REQUEST:
Tally the lines with the word "this" and report the number alone.

RECORDS PROVIDED:

☆ ☆ ☆ ☆ ☆

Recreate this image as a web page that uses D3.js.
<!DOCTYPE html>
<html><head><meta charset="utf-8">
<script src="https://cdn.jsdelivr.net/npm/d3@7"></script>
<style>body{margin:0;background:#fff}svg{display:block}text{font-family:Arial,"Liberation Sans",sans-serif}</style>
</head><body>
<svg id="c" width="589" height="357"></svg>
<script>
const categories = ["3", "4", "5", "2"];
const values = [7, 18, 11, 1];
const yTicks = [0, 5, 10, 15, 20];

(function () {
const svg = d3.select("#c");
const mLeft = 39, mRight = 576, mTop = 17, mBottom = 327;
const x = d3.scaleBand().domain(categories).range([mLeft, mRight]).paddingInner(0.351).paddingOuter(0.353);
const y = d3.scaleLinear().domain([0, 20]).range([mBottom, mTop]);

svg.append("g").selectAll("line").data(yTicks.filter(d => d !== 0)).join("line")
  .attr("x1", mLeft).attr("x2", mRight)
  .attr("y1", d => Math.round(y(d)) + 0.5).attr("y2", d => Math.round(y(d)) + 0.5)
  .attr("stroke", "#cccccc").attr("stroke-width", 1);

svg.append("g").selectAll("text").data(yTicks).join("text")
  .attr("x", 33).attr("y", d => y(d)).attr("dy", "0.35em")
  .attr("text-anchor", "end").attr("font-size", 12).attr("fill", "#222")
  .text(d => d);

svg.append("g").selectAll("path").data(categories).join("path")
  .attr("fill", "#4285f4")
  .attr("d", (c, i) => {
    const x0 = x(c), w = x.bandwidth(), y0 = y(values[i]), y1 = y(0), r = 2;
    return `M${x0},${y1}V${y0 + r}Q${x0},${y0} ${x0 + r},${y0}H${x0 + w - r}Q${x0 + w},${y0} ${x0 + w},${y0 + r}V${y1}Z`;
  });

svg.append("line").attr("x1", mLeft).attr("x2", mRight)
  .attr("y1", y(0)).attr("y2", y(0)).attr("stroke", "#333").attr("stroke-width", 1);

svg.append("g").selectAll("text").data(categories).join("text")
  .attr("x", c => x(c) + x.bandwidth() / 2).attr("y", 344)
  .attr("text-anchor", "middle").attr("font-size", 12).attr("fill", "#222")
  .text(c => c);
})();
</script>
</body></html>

☆ ☆ ☆ ☆ ☆

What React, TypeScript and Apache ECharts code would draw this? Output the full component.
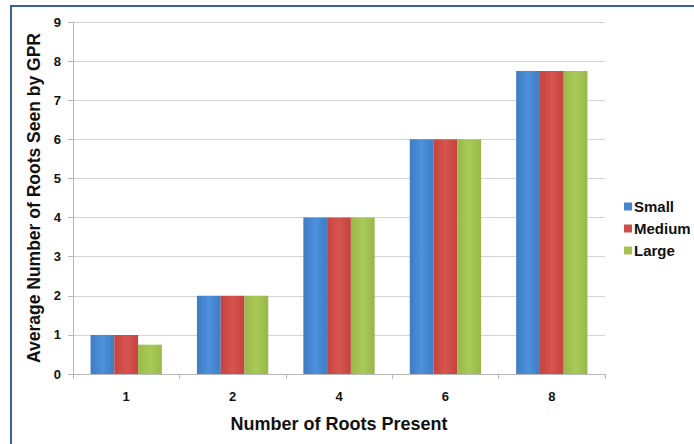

☆ ☆ ☆ ☆ ☆

WRITTEN SOLUTION:
2